I was going to put some Faulkner in here because I suspect that that is why I’m disappointed in Morrison’s use of it. It just doesn’t appear to further story, nor provide useful insight into the characters, even with this next short chapter where all three, Beloved, Sethe, and Denver appear to have a "meeting of minds."
Tell me the truth. Didn’t you come from the other side? Yes. I was on the other side. You came back because of me? Yes. You rememory me? Yes. I remember you. You never forgot me? Your face is mine. Do you forgive me? Will you stay? You safe here now. Where are the men without skin? Out there. Way off. (p.215)
The conversation repeats the visuals of earrings, clouds, iron circle, round basket, water, face and smile, which have already been (to me) beaten to death. This segment does, however, show an understanding of the three of Beloved’s identity, and a plea for unity.
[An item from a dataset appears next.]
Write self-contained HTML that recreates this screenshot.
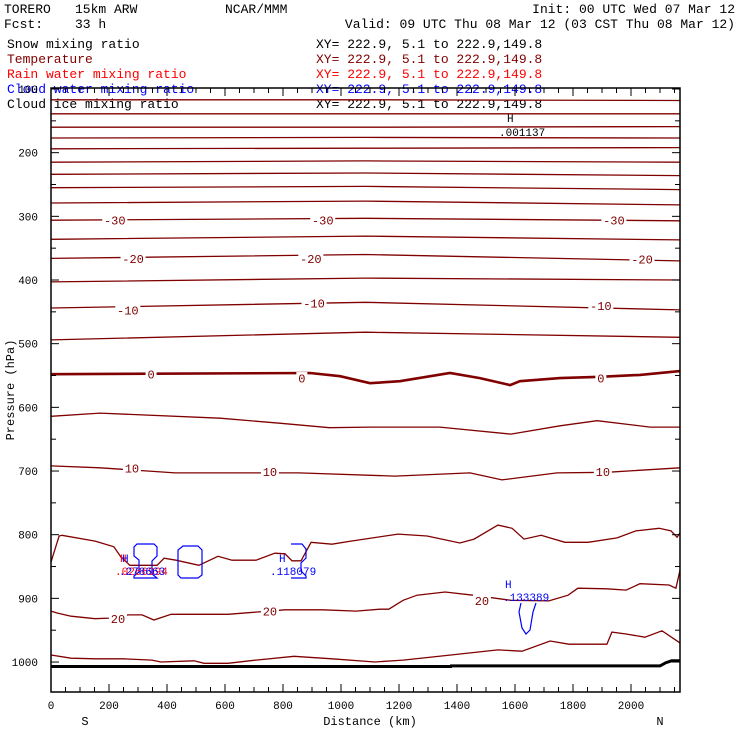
<!DOCTYPE html>
<html><head><meta charset="utf-8"><style>
body{margin:0;background:#fff;}
svg{display:block;font-family:"Liberation Mono","DejaVu Sans Mono",monospace;}
</style></head><body>
<svg id="chart" width="740" height="740" viewBox="0 0 740 740" xmlns="http://www.w3.org/2000/svg">
<rect width="740" height="740" fill="#fff"/>
<g font-size="13" fill="#000">
<text x="4" y="13">TORERO</text>
<text x="75" y="13">15km ARW</text>
<text x="225" y="13">NCAR/MMM</text>
<text x="735" y="13" text-anchor="end">Init: 00 UTC Wed 07 Mar 12</text>
<text x="4" y="28">Fcst:</text>
<text x="75" y="28">33 h</text>
<text x="735" y="28" text-anchor="end">Valid: 09 UTC Thu 08 Mar 12 (03 CST Thu 08 Mar 12)</text>
</g>
<g font-size="13">
<text x="7" y="48" fill="#000">Snow mixing ratio</text>
<text x="316" y="48" fill="#000">XY= 222.9,  5.1 to 222.9,149.8</text>
<text x="7" y="63" fill="#800000">Temperature</text>
<text x="316" y="63" fill="#800000">XY= 222.9,  5.1 to 222.9,149.8</text>
<text x="7" y="78" fill="#ff0000">Rain water mixing ratio</text>
<text x="316" y="78" fill="#ff0000">XY= 222.9,  5.1 to 222.9,149.8</text>
<text x="7" y="93" fill="#0000ff">Cloud water mixing ratio</text>
<text x="316" y="93" fill="#0000ff">XY= 222.9,  5.1 to 222.9,149.8</text>
<text x="7" y="108" fill="#000">Cloud ice mixing ratio</text>
<text x="316" y="108" fill="#000">XY= 222.9,  5.1 to 222.9,149.8</text>
</g>
<g id="plot"></g>
<g font-size="12" fill="#000">
<text x="370" y="725" text-anchor="middle">Distance (km)</text>
<text x="85" y="725" text-anchor="middle">S</text>
<text x="660" y="725" text-anchor="middle">N</text>
<text x="14" y="390" text-anchor="middle" transform="rotate(-90 14 390)">Pressure (hPa)</text>
</g>
</svg>
<script>
const xTicks=[0,200,400,600,800,1000,1200,1400,1600,1800,2000];
const yTicks=[100,200,300,400,500,600,700,800,900,1000];
const upperLevels=[-75,-70,-65,-60,-55,-50,-45,-40,-35,-30,-25,-20,-15,-10,-5];
const upperDist=[0,1084,2169];
const upperPres=[[117,117,118],[139,139,139],[160,160,159],[177,176,177],[194,193,192],[215,213,215],[234,232,236],[255,253,258],[279,276,282],[306,303,307],[336,331,337],[366,360,370],[403,397,400],[444,435,447],[494,482,490]];
const t0Dist=[0,893,997,1100,1203,1376,1479,1583,1617,1755,1893,2031,2169];
const t0Pres=[548,546,551,562,559,546,554,565,559,554,552,549,543];
const t5Dist=[0,169,583,793,960,1100,1341,1586,1755,1883,2066,2169];
const t5Pres=[614,609,617,625,632,631,631,642,629,621,631,631];
const t10Dist=[0,169,428,855,1186,1445,1555,1745,1917,2169];
const t10Pres=[692,695,703,703,708,703,714,703,702,695];
const t15Dist=[0,28,38,152,217,241,272,366,390,431,510,576,624,707,772,807,831,862,897,969,1034,1197,1297,1410,1459,1541,1590,1631,1690,1772,1852,1952,2017,2097,2138,2159,2169];
const t15Pres=[843,802,801,810,819,835,848,848,837,840,848,834,840,840,829,830,841,841,812,815,810,799,802,813,807,785,790,807,801,812,812,805,794,790,794,804,797];
const t20Dist=[0,21,69,152,200,266,314,355,414,610,807,938,1052,1134,1165,1214,1262,1359,1455,1586,1717,1783,1817,1917,1983,2031,2131,2155,2169];
const t20Pres=[920,923,928,932,931,926,926,934,925,925,918,918,920,917,917,903,895,890,895,903,904,895,884,885,887,877,879,884,856];
const t25Dist=[0,69,152,248,348,379,493,528,610,707,838,969,1117,1214,1379,1541,1624,1721,1786,1917,1934,1983,2048,2107,2169];
const t25Pres=[989,994,995,995,997,1000,998,1002,1002,997,991,995,1000,997,989,981,983,967,972,972,953,956,961,951,970];
const groundDist=[0,1379,1380,2100,2120,2140,2169];
const groundPres=[1007,1007,1006,1006,1001,998,998];
const tempLabels=[-30,-30,-30,-20,-20,-20,-10,-10,-10,0,0,0,10,10,10,20,20,20];
const tempLabelDist=[220,937,1941,283,896,2038,265,907,1896,345,865,1896,279,755,1903,231,755,1486];
const tempLabelPres=[306,306,306,366,366,367,447,436,440,548,554,554,695,701,701,932,920,903];

const NS="http://www.w3.org/2000/svg";
const L=51,R=680,T=88,B=692;
function xs(km){return L+km*0.29;}
function ys(p){return 89+(p-100)*0.6367;}
const plot=document.getElementById('plot');
function mk(tag,attrs,parent){const e=document.createElementNS(NS,tag);for(const k in attrs)e.setAttribute(k,attrs[k]);(parent||plot).appendChild(e);return e;}
function line(d,p,name,w,col){
  let s='';for(let i=0;i<d.length;i++)s+=(i?'L':'M')+xs(d[i]).toFixed(1)+','+ys(p[i]).toFixed(1);
  const e=mk('path',{d:s,fill:'none',stroke:col||'#800000','stroke-width':w||1.3});
  
  
}
upperPres.forEach((pr,i)=>line(upperDist,pr,'isotherm-'+upperLevels[i]));
line(t0Dist,t0Pres,'isotherm-0',2.6);
line(t5Dist,t5Pres,'isotherm-5');
line(t10Dist,t10Pres,'isotherm-10');
line(t15Dist,t15Pres,'isotherm-15');
line(t20Dist,t20Pres,'isotherm-20');
line(t25Dist,t25Pres,'isotherm-25');
line(groundDist,groundPres,'ground-surface',3,'#000');
tempLabels.forEach((v,i)=>{
  const x=xs(tempLabelDist[i]),y=ys(tempLabelPres[i]);
  const w=String(v).length*7+4;
  const r=mk('rect',{x:x-w/2,y:y-6,width:w,height:12,fill:'#fff'});
  
  
  const t=mk('text',{x:x,y:y+4.5,'text-anchor':'middle','font-size':12,fill:'#800000'});
  t.textContent=v;
  
  
});
const cw=[
 'M146,544 L137,544 L134,547 L134,556 L139,560 L139,572 L134,576 L134,578 L148,578 M146,544 L154,544 L157,547 L157,556 L152,561 L152,574 L157,578 L148,578',
 'M183,546 L198,546 L202,550 L202,575 L198,578 L181,578 L178,575 L178,550 Z',
 'M291,544 L302,544 L306,549 L306,558 L301,563 L301,571 L306,576 L306,578 L291,578',
 'M521,603 L519,612 L522,628 L526,634 L530,630 L533,612 L536,603'
];
cw.forEach(d=>{const e=mk('path',{d:d,fill:'none',stroke:'#0000ff','stroke-width':1.2});
 
 });
function txt(x,y,s,col,name){const t=mk('text',{x:x,y:y,'font-size':11,fill:col});t.textContent=s;
 
 }
txt(120,562,'H','#ff0000','rain-max-marker');
txt(122,562,'H','#0000ff','cloud-water-max-marker');
txt(115,575,'.0266994','#ff0000','rain-max-value');
txt(119,575,'.278663','#0000ff','cloud-water-max-value');
txt(279,562,'H','#0000ff','cloud-water-max-marker-2');
txt(270,575,'.118079','#0000ff','cloud-water-max-value-2');
txt(505,588,'H','#0000ff','cloud-water-max-marker-3');
txt(503,601,'.133389','#0000ff','cloud-water-max-value-3');
txt(507,122,'H','#000','cloud-ice-max-marker');
txt(499,136,'.001137','#000','cloud-ice-max-value');
const fr=mk('rect',{x:L,y:T,width:R-L,height:B-T,fill:'none',stroke:'#000','stroke-width':1.5});


for(let km=0;km<=2169;km+=50){
  const x=xs(km),big=km%200===0;const h=big?8:5;
  const a=mk('line',{x1:x,x2:x,y1:B,y2:B-h,stroke:'#000'});
  
  
  const b=mk('line',{x1:x,x2:x,y1:T,y2:T+h,stroke:'#000'});
  
  
}
xTicks.forEach(v=>{const t=mk('text',{x:xs(v),y:709,'text-anchor':'middle','font-size':11,fill:'#000'});t.textContent=v;
 
 });
for(let p=100;p<=1040;p+=50){
  const y=ys(p),big=p%100===0,h=big?8:5;
  const a=mk('line',{x1:L,x2:L+h,y1:y,y2:y,stroke:'#000'});
  
  
  const b=mk('line',{x1:R,x2:R-h,y1:y,y2:y,stroke:'#000'});
  
  
}
yTicks.forEach(v=>{const t=mk('text',{x:38,y:ys(v)+4,'text-anchor':'end','font-size':11,fill:'#000'});t.textContent=v;
 
 });
</script>
</body></html>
It does seem odd that Beloved’s memory is one so strongly of attachment to Sethe without having any of the questions one would normally have of their murderer, nor of the feelings of the death itself as Morrison had presented to us in the opening story:
Who would have thought that a little old baby could harbor so much rage? Rutting among the stones under the eyes of the engraver’s son was not enough. Not only did she have to live out her years in a house palsied by the baby’s fury at having its throat cut… (p. 5)
The above was about Sethe, and in the dialogue following, she suggested to her mother-in-law, Baby Suggs, that "We could move."
There is an obvious change in Sethe as she comes to face what she’s preferred to forget–her murder of Beloved in the belief of keeping her children free–but it doesn’t quite ring true to character with this woman. She has never, as Baby Suggs has, not given full love to her children because of the likelihood of their been sold away or killed. She thinks of her two boys constantly, and of her baby girl (Beloved) and yet is annoyed by her ghost, and doesn’t show any more than a connection of caring for Beloved when she returns to the house as a "real" young woman.
I think that while the concept of really getting into the heads of Sethe, Denver, and Beloved is good and well-timed, it’s just not as well done as Faulkner might have done it, nor what I have come to expect from Toni Morrison herself. There was an opportunity here to really hit home with the pain that these characters, as well as too many in history, have suffered, but for me, it fell flat.
I guess I’d have to read it to understand this commentary.